If the repository is accessed via an apt repository cache like apt-cacher-ng, it will always deliver the old version without checking whether it was changed. This lets apt abort due to hash-mismatch errors.

Repository mirroring and management tools like reprepro and aptly fail to publish such upstream changes as this would require to replace an already published file.

Debian build tools like sbuild include shortcuts to build a unchanged source package but produce binary packages with increased version (--append-to-version, --make-binNMU).

These binary rebuilds without version change forced myself to frequent workarounds like temporary removing all salt packages or only importing the salt packages itself (in most cases only dependent packages are rebuild without change and they are often already part of the official repositories). As the built packages have the same version for all distributions prevents creating repositories that deliver salt packages for multiple distributions.

If the packaging infrastructure is not capable to prevent rebuilds directly, the builds could be suffixed with an unique identifier like a build id or timestamp.

dmurphy18 commented 5 years ago

@ericrasmussen @mswart Yes, I understand and stand corrected. Once the infrastructure move is completed I shall adjust the build framework, however, I cannot provide a time frame as to when the work will be completed. The build framework utilizes SaltStack's highstate, states and execution modules, hence have to adjust as to how to achieve the desirable outcome.
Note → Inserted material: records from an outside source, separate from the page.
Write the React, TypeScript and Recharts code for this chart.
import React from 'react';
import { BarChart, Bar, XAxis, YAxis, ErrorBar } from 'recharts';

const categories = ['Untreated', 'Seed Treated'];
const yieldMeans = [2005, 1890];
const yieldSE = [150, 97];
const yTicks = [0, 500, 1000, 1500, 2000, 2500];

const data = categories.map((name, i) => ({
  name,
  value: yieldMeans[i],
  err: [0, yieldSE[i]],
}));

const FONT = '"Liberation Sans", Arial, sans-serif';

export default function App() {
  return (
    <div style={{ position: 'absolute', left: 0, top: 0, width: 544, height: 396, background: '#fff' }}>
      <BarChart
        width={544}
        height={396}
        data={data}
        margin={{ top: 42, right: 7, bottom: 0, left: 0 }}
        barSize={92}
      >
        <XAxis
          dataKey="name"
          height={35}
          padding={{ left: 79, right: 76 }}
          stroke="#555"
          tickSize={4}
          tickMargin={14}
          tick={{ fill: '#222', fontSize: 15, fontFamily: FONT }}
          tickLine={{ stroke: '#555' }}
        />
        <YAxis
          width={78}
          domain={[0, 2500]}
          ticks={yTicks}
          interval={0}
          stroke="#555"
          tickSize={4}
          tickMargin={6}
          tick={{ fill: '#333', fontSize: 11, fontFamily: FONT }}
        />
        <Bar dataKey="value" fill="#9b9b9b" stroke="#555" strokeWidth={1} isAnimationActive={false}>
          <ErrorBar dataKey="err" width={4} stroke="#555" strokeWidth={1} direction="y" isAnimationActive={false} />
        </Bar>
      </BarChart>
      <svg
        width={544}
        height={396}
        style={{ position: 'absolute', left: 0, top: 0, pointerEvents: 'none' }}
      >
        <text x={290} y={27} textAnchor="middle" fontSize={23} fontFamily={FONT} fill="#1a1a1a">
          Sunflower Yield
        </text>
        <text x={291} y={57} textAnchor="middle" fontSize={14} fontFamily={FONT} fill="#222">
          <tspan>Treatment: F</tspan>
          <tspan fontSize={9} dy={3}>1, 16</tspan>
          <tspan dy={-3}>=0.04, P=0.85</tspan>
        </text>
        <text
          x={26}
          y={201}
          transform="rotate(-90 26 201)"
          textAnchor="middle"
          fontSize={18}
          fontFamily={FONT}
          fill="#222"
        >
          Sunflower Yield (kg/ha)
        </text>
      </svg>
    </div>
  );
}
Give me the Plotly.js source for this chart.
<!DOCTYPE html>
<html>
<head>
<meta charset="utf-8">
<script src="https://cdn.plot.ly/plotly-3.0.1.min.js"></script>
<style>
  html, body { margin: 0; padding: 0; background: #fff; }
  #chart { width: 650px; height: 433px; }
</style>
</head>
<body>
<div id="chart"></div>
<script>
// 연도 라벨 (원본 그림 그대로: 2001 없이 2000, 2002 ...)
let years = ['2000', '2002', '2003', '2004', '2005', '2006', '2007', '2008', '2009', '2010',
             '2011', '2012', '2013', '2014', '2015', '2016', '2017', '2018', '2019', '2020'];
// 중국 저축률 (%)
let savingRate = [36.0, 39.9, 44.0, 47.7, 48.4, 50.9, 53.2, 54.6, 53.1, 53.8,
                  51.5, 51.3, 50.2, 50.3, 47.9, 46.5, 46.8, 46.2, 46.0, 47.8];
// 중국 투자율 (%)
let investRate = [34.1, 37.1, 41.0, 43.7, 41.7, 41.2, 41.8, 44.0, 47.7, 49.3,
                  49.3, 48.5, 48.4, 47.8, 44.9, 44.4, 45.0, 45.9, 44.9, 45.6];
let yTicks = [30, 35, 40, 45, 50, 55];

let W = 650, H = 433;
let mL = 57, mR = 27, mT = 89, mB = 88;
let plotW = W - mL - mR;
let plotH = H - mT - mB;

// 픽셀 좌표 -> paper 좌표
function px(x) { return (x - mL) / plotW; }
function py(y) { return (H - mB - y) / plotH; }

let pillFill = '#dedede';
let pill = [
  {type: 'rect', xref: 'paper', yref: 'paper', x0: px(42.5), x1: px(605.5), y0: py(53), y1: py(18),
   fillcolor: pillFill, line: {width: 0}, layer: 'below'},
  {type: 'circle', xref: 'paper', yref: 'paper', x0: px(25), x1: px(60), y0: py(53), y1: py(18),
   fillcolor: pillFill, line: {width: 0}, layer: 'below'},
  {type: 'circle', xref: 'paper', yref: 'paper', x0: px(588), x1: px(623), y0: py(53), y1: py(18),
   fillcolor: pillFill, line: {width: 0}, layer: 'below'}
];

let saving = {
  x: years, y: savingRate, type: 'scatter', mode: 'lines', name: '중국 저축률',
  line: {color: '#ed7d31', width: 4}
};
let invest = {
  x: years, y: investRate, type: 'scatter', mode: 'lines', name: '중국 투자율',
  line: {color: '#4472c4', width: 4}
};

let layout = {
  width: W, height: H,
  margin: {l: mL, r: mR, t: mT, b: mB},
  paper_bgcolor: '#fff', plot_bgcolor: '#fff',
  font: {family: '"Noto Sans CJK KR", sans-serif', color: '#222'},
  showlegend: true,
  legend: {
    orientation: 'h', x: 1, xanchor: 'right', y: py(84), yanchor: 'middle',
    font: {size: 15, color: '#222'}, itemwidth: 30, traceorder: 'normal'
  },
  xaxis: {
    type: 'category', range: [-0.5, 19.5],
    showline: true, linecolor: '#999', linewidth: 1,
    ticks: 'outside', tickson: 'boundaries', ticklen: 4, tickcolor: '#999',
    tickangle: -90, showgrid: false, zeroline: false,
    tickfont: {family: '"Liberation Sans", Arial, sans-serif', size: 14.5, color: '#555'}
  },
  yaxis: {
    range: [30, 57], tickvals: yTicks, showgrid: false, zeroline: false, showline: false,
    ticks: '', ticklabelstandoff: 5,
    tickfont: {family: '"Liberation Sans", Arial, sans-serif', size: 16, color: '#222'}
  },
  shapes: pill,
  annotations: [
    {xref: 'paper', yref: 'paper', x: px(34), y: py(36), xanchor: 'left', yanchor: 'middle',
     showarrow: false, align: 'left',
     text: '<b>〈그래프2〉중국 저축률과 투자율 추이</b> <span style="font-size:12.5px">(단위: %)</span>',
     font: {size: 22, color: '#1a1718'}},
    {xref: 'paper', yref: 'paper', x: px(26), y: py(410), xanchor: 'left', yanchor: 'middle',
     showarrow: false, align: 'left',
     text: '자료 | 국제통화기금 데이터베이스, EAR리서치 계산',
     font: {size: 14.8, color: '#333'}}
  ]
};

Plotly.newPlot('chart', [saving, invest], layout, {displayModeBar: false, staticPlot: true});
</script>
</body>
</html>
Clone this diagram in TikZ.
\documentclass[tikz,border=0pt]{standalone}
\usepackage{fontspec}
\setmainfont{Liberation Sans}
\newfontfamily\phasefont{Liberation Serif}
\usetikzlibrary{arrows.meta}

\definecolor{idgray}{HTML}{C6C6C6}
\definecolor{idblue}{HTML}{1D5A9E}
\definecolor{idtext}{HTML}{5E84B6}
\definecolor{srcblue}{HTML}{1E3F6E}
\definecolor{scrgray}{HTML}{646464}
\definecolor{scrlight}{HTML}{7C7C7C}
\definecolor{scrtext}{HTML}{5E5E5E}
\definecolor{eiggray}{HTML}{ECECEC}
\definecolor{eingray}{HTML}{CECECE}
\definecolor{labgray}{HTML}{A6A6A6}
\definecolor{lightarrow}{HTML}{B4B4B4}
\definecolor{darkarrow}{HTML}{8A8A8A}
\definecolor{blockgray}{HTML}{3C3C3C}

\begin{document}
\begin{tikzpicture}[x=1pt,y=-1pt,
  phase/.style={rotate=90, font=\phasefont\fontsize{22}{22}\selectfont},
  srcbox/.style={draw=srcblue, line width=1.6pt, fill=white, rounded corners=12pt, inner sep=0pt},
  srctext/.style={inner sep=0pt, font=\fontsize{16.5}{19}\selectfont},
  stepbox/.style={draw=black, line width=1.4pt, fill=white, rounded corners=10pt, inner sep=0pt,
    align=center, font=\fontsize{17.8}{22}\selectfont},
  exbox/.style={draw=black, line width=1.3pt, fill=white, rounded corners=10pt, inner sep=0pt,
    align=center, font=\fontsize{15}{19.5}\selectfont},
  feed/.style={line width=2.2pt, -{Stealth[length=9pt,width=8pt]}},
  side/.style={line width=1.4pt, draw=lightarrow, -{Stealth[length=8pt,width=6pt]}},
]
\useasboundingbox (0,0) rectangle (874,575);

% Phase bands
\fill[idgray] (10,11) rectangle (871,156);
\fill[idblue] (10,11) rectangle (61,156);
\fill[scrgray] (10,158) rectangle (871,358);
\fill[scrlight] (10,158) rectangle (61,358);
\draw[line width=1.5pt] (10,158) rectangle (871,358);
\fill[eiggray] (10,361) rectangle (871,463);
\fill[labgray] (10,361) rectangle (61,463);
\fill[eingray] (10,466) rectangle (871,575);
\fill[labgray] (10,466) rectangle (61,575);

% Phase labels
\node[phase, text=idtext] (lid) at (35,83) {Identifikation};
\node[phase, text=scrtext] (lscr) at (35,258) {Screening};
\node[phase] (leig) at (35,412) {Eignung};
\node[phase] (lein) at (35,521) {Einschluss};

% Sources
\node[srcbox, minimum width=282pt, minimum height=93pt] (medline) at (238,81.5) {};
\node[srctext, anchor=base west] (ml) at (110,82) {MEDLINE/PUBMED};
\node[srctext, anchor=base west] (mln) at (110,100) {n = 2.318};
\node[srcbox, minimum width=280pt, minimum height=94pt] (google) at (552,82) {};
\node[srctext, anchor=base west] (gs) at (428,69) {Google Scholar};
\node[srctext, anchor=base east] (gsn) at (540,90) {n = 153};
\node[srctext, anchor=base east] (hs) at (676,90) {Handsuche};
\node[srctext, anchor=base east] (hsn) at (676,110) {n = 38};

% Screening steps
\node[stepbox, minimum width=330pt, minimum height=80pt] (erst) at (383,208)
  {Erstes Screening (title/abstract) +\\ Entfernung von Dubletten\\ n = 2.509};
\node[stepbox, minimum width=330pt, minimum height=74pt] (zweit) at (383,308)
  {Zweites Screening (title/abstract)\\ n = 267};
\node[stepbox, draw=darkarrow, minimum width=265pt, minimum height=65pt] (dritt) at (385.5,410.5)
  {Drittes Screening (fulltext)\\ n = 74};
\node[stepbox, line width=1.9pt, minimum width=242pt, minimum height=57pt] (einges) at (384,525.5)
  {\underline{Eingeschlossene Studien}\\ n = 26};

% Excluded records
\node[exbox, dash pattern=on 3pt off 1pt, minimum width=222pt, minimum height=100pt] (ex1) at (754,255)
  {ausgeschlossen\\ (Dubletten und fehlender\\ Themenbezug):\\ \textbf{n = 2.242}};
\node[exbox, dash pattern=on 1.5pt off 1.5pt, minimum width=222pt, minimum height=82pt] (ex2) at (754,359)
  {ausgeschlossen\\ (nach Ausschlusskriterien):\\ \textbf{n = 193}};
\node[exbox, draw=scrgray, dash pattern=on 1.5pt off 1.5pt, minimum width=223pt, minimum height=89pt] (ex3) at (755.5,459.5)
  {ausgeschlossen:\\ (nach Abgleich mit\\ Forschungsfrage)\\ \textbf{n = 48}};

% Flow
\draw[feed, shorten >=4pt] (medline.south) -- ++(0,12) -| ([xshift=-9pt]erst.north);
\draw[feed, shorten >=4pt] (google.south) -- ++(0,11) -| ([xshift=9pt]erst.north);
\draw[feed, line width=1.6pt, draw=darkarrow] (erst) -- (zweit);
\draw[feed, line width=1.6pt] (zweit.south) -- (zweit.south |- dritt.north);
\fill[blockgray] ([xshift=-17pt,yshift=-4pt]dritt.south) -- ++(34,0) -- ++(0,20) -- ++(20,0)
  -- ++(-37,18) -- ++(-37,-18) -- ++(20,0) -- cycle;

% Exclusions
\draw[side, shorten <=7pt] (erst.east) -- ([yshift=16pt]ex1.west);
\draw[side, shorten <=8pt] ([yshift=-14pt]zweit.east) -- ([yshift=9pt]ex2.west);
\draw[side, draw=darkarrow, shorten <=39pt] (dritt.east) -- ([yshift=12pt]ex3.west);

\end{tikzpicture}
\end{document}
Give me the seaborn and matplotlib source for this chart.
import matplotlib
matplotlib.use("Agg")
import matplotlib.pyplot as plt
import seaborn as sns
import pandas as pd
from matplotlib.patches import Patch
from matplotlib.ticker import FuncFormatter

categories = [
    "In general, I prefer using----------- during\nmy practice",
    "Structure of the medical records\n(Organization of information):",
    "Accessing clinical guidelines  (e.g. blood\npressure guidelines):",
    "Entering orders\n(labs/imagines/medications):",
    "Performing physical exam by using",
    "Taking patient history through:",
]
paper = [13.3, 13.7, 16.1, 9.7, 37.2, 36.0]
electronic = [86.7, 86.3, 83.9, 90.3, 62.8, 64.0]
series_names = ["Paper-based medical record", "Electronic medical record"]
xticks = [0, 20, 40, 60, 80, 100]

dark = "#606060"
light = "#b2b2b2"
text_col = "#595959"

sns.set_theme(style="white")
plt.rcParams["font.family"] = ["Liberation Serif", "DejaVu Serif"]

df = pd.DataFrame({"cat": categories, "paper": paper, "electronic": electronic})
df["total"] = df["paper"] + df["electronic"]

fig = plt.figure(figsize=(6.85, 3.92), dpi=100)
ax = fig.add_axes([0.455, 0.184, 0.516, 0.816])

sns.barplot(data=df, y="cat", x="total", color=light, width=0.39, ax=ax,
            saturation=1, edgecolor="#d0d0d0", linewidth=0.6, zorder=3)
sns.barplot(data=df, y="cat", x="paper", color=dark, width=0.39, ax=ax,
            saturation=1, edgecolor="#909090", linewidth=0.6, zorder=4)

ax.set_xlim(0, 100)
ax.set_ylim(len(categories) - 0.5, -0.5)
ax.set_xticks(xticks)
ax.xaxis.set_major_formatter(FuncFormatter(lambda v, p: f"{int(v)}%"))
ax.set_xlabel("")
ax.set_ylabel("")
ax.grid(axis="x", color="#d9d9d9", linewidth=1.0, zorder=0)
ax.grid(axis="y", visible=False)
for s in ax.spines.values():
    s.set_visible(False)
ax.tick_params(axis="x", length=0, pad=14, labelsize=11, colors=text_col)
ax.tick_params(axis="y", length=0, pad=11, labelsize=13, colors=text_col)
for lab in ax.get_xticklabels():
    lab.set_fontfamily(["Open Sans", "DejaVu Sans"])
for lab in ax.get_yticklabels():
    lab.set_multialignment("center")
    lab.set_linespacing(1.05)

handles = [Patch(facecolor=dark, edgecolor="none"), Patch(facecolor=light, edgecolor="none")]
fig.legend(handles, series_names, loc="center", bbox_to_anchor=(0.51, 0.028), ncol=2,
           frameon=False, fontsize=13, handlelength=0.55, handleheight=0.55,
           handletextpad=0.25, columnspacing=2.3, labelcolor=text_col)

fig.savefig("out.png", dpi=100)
mswart commented 5 years ago

@dmurphy18 I am happy that this is treated as an open issue and will be fixed eventually.

dmurphy18 commented 5 years ago

@mswart Yes, thank you and @ericrasmussen for informing me as to correct operation.

The fix is in two parts: first prevent rebuilds from occurring when already built available (using published repo rather than internal nightly build repo) - easy second automating version increment when a package is rebuilt - harder, but had a project to update the automation for Debian/Ubuntu family and I should be able to tie this into it.

dmurphy18 commented 5 years ago

Running into a number of issues which are preventing a solution currently with automation as it currently stands. Issue list is as follows:

  1. copying from repo.saltstack.com/<apt|yum|py3>//version/arch/latest appears to work but running into issue picking of and rebuilding for minor release versions. For example: timelib_0.2..4-1.dsc and timelib_0.2.4-2.dsc which current debbuild.py, Also issue of timelib.0.2.4.orig.tar.gz will trip on timelib_0.2..4-1.dsc, when it is for timelib_0.2..4-2.dsc

  2. problem of copying older packages from repo.saltstack.com/<apt|yum|py3>//version/arch/latest which are no longer required, For example Debian 8, python-croniter_0.3.4-1.dsc was produced in older point releases, but is going to be removed for Debian 8.7 and above support since the OS already provides it. Need to adjust automation to only copy packages present in versions/ from repo.saltstack.com so older packages are no copied over. This still lives issues in item 1 to deal with

dmurphy18 commented 5 years ago

This should be fixed with the next point releases where Debian and Ubuntu packages / build products should remain unchanged if no changes have occurred to the dependencies.

Moved to blocked to test when next point release occurs

dmurphy18 commented 4 years ago

@ericrasmussen Can you check that this is fixed, since it should have been with Salt 2019.2.2 in Oct 2019. Want to close this old issue

ericrasmussen commented 4 years ago

The original issue was based on the salt PPAs serving the same filename with changed contents, so I'm not sure how I would verify it. As long as the build process was updated to avoid this scenario then I think we're all good. I haven't seen the problem again and I am good with the issue being closed.